With the growing civil society, the discontented youth, women who refuse to cower,
and an educated population, Iran is steadily advancing towards a democracy. What
is beautiful about this process however, is a demand for democracy made by the majority
of the population who has struggled together for twenty-three years.
This process is not led by a vanguard of the society's elite, nor directed by outside
sources. Rather, and more importantly, this process is in motion as a result of a
transforming population two decades after a popular revolution. Those of us who have
not lived there for the past twenty-three years cannot understand the current situation
nor can allow ourselves to interfere and attempt to vainly hasten the process.
Concerned communities abroad can aid the Iranian process towards democracy through
translating political and social materials relevant to such a struggle. However,
calling for protests over satellite television broadcast from Los Angeles, for example,
is not only not helpful, but it can be detrimental because of the unfamiliarity of
those abroad with the daily conditions in Iran.

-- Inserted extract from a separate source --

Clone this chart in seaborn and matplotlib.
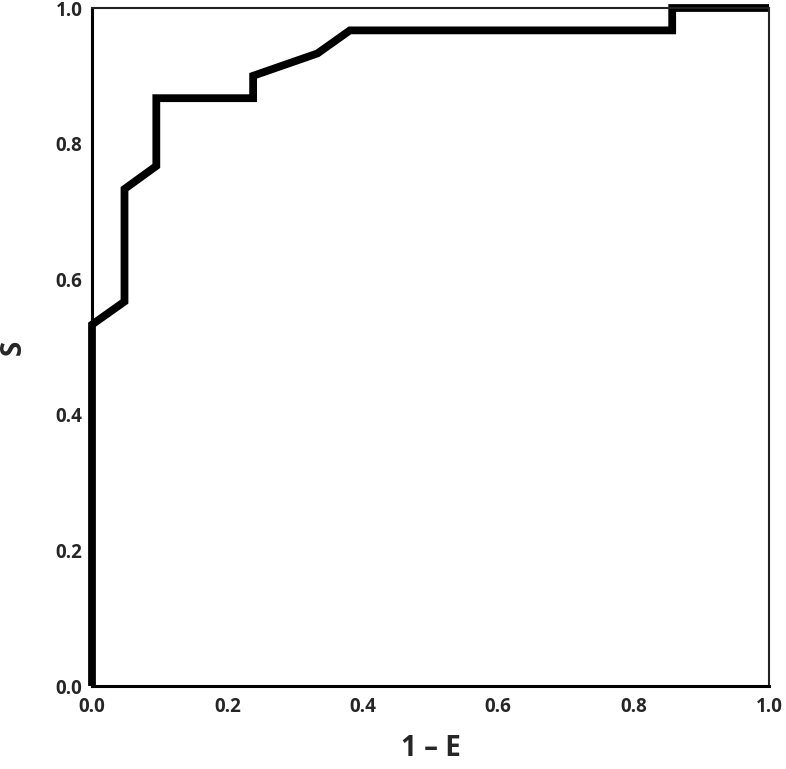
import pandas as pd
import matplotlib
matplotlib.use('Agg')
import matplotlib.pyplot as plt
import seaborn as sns

# ROC 曲线的点 (1 - E, S)
fpr = [0.0, 0.0, 0.048, 0.048, 0.095, 0.095, 0.238, 0.238, 0.333, 0.381, 0.857, 0.857, 1.0]
tpr = [0.0, 0.533, 0.567, 0.733, 0.767, 0.867, 0.867, 0.900, 0.933, 0.967, 0.967, 1.0, 1.0]
ticks = [0.0, 0.2, 0.4, 0.6, 0.8, 1.0]

sns.set_style('white')
plt.rcParams['font.family'] = ['Open Sans', 'DejaVu Sans']

fig = plt.figure(figsize=(7.86, 7.69), dpi=100)
ax = fig.add_axes([92 / 786, 1 - 686 / 769, 677 / 786, 678 / 769])

df = pd.DataFrame({'fpr': fpr, 'tpr': tpr})
sns.lineplot(data=df, x='fpr', y='tpr', sort=False, estimator=None,
             color='black', linewidth=5.6, ax=ax)
for line in ax.lines:
    line.set_clip_on(False)
    line.set_solid_joinstyle('miter')
    line.set_solid_capstyle('butt')

ax.set_xlim(0, 1)
ax.set_ylim(0, 1)
ax.set_xticks(ticks)
ax.set_yticks(ticks)
ax.set_xticklabels([f'{t:.1f}' for t in ticks], fontsize=13.5, fontweight='bold')
ax.set_yticklabels([f'{t:.1f}' for t in ticks], fontsize=13.5, fontweight='bold')
ax.tick_params(axis='x', length=0, pad=8)
ax.tick_params(axis='y', length=0, pad=7)

for side in ['top', 'right']:
    ax.spines[side].set_color('#222222')
    ax.spines[side].set_linewidth(1.5)
for side in ['left', 'bottom']:
    ax.spines[side].set_color('black')
    ax.spines[side].set_linewidth(2.2)

ax.set_xlabel('1 – E', fontsize=20, fontweight='bold', labelpad=12)
ax.set_ylabel('S', fontsize=20, fontweight='bold', labelpad=20)

plt.savefig('out.png', dpi=100)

Over the past two decades, different portions of Iran's population have protested
against the government at various times. Their protests are characterized by a strike
at the government with a consequential, and mostly unparallel, attack against the
population by the governmental forces.
Through this shared, daily struggle, resident Iranians
have come to learn specific tactics and strategies that allow them to effectively
fight this system. By exiles, who were familiar with struggle against the Shah's
regime but mostly unfamiliar with this regime, calling for protests half-way across
the world, puts the lives of many in danger.
A democratic movement is gaining momentum and communities abroad can do much to help.
But they must realize the danger of vainly calling for civil unrest in order to further
their own political agenda. This steady move towards democracy is a people's struggle
for change, a struggle that must be left for the people in Iran to make.
* The statistics for the NGOs were taken from: An interview with Ms. Ehterami,
head of the Governmental Women's Center of Iran. Tehran, Iran; May 2002.